Studien belegen positive Effekte

Auch wenn, auf Grund ihrer gegensätzlichen Ausrichtung, Schüssler Salze allgemein nicht der Homöopathie zugeordnet werden, so sind gewissen Gemeinsamkeiten nicht von der Hand zu weisen. Denn auch wenn in Studien es bisher nicht gelungen ist die Wirksamkeit von Schüssler Salzen eindeutig zu belegen, so ist bisher auch nichts gegenteiliges der Fall gewesen. Zusätzlich hat es bereits empirische Einzelstudien gegeben, die eine Wirksamkeit angedeutet haben. Im Falle der klassischen Homöopathie wurde zuletzt 2005 im Rahmen einer Metastudie versucht, die Unwirksamkeit Homöopathie zu belegen. Schlussendlich mussten die Herausgeber der Studie diese jedoch zurückziehen, da sich die Ergebnisse als wissenschaftlich nicht haltbar erwiesen.

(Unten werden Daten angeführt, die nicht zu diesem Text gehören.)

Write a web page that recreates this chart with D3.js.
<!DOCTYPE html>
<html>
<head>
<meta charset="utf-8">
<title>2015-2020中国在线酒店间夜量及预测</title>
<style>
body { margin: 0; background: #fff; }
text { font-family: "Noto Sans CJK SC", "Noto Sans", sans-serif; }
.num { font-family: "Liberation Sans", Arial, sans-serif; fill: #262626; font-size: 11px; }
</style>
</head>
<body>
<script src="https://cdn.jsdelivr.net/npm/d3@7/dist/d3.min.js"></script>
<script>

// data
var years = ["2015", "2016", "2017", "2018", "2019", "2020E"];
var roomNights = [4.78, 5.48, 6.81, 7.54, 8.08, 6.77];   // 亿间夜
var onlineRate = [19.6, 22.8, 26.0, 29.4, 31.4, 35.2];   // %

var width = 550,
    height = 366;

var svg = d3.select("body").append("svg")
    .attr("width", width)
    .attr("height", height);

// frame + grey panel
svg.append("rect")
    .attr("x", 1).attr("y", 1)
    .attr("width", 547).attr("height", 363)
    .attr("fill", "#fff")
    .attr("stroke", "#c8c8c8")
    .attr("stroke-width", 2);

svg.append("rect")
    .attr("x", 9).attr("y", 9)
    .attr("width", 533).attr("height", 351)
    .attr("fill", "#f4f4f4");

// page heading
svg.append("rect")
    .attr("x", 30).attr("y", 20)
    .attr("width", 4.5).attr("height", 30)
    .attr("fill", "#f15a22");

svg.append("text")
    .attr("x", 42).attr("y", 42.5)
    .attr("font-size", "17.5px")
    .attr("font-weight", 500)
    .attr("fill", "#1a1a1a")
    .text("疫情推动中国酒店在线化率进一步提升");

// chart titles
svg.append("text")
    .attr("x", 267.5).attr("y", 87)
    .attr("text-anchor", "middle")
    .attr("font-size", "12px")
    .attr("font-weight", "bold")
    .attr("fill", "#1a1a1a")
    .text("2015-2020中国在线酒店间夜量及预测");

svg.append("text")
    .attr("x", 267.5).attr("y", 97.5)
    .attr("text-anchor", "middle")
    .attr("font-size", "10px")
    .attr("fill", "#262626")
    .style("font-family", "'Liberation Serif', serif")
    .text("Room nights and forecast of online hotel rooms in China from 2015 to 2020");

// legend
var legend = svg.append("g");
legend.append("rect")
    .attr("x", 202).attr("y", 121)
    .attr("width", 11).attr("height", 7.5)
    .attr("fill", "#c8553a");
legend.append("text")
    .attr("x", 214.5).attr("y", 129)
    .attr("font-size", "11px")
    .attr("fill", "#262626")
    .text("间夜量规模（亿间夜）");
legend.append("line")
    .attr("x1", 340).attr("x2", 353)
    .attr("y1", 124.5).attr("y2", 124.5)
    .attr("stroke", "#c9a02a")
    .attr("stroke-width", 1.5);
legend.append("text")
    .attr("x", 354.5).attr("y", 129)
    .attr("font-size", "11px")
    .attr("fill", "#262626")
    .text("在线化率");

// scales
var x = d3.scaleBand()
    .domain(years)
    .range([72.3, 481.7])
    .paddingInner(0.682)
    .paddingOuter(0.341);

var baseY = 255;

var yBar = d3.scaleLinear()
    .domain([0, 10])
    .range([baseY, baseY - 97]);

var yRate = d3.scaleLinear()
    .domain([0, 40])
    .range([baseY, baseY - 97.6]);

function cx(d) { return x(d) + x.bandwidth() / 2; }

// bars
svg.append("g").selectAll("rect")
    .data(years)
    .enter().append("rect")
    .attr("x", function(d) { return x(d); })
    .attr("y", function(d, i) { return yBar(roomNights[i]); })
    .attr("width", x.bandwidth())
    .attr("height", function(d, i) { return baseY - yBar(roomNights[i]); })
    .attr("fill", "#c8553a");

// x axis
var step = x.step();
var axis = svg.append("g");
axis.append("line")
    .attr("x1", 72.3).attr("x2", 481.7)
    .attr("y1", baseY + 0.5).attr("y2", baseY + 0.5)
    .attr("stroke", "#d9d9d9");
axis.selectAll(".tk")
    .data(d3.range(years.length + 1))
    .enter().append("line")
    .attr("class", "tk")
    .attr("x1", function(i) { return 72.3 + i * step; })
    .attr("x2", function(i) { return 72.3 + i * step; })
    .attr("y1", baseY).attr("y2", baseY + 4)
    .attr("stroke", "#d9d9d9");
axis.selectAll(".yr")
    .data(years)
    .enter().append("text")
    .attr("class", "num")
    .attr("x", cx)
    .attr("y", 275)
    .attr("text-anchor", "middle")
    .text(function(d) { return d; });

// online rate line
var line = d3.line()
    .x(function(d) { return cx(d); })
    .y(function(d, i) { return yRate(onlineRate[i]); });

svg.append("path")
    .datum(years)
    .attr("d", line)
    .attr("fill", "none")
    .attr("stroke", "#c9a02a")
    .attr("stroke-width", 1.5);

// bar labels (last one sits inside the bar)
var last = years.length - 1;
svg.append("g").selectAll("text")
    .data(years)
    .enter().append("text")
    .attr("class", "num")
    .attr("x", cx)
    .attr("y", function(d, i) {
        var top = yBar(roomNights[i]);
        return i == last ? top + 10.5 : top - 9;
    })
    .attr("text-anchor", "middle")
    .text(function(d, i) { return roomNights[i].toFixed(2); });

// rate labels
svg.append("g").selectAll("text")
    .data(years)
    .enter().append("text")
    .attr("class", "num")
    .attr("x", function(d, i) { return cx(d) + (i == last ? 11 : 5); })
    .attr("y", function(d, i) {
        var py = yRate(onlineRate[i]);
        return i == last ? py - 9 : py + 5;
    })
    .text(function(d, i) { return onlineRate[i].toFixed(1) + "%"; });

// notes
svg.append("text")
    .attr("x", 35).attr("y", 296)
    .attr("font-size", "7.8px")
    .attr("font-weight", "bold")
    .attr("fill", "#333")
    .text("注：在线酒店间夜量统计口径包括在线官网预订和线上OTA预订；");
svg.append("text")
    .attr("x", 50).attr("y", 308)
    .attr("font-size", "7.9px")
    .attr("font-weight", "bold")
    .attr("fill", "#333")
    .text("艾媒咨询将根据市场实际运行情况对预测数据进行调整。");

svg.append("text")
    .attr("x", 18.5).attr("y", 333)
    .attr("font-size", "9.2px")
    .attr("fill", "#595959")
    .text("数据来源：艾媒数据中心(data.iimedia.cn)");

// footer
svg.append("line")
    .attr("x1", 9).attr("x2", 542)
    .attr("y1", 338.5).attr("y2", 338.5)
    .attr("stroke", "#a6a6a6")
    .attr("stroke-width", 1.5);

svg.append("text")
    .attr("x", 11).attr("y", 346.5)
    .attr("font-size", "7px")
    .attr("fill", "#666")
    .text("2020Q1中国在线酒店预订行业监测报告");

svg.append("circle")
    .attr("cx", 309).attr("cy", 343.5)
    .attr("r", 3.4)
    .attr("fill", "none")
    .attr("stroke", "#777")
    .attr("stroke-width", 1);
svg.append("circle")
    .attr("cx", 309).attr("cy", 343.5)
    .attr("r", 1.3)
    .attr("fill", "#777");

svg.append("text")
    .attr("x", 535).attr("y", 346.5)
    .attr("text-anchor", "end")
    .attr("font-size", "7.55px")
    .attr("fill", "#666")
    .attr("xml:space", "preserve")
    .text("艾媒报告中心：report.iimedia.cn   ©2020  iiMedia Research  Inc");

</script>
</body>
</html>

Grundsätzlich ist bei derartigen Studien, insbesondere in Bezug auf die Schüssler Salze zu beachten, dass die „heilsamen 12“ erst seit den 80er Jahren wieder im Focus der Öffentlichkeit liegen. Im wohl finstersten Kapitel der medizinischen Forschung, der Naziära, gab es zwar Untersuchungen und Experimente an KZ-Häftlingen, aber diese konnten keine dem Naziregime passenden Ergebnisse erzielen und wurden nach kurzer Zeit wieder fallen gelassen. In der Alternativmedizin genießen die Schüssler Salze aber heute wieder einen guten Ruf, allerdings gelten sie aus Blickwinkel der Allgemeinmedizin eher als Randerscheinung. Entsprechend gering ist auch das aktuelle Interesse an breiten Feldforschungen. Wirklich bekannt sind sie zudem nur im deutschsprachigen Raum. Die klassische Homöopathie ist dort schon deutlich weiter.

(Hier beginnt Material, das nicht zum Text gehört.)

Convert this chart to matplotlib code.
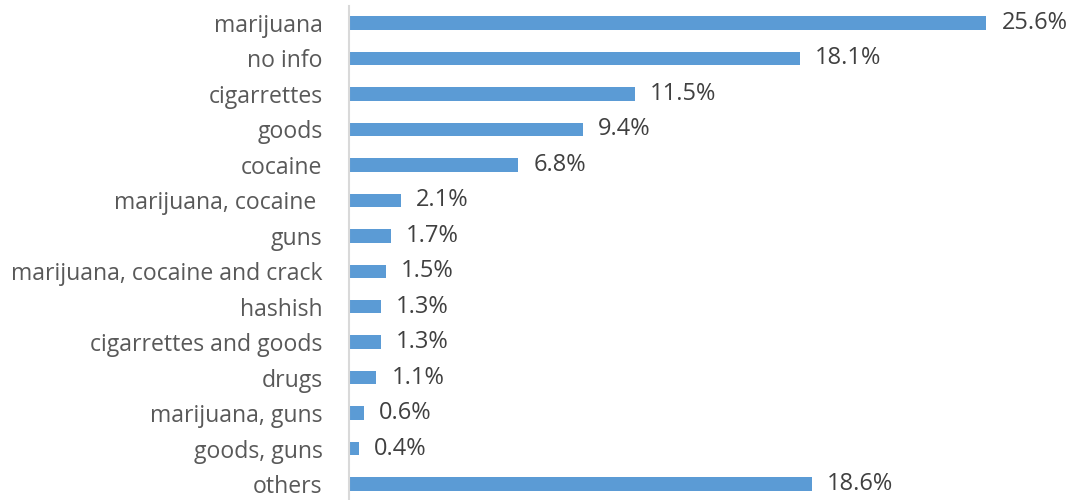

So wurden in der jüngeren Vergangenheit mehrfach randomisierte, doppelblinde und placebokontrollierte Studien mit homöopathischen Mitteln durchgeführt, die alle Behandlungserfolge erzielten. An der Universitätsklinik Wien wurde so beispielsweise an Koma-Patienten in der Abteilung für Innere Medizin von Prof. Dr. med. Michael Frass im Zuge einer Studie mit homöopathischen Stoffen eine deutliche Verringerung von übermäßigen Absonderungen aus der Luftröhre erreicht. So lässt sich der Aufenthalt von in Betracht kommenden Patienten auf Intensivstationen verringern. Da sich die Studie einzig auf komatöse Patienten bezog, ist hier der Placebo-Effekt eindeutig auszuschließen.

Aber auch bei der Therapie von ADS und ADHS Patienten im Kindesalter wurde an der Universitätsklinik Bern im Zuge einer doppelblinden Crossover Studie eine Wirksamkeit von homöopathischen Mitteln belegt. Bei den Teilnehmern der Studie wurde ein Verbesserung zwischen 37 und 63 Prozent erzielt, die sich zudem langfristig aufrecht erhalten ließ. Zusätzlich zeigt die Studie eine deutliche Kostensenkung für das Gesundheitswesen auf.

Schlussendlich bedarf es noch einiges an Forschung um ein wirklich endgültiges und stichhaltiges Ergebnis in Bezug auf die Wirksamkeit von Homöopathie und Schüssler Salzen anzuführen. Dies gilt im gleichen Maße auch für die Position der Kritiker. Denn unterm Strich ist auch eine positive Entwicklung durch den Placebo-Effekt nicht von der Hand zu weisen. Dieser aber, und auch das haben viele Studien belegt, ist und kann nicht der alleinige Auslöser von positiven Effekten sein. Denn um diesen nachzuweisen müssen die Teilnehmer einer Studie glauben mit einem hilfreichen Medikament behandelt zu werden. Sind sie sich darüber aber nicht im Klaren und verspüren trotzdem eine Linderung, dann besteht eine echte Wirksamkeit. Und diese ist auch nicht durch Gegenstudien von der Hand zu weisen.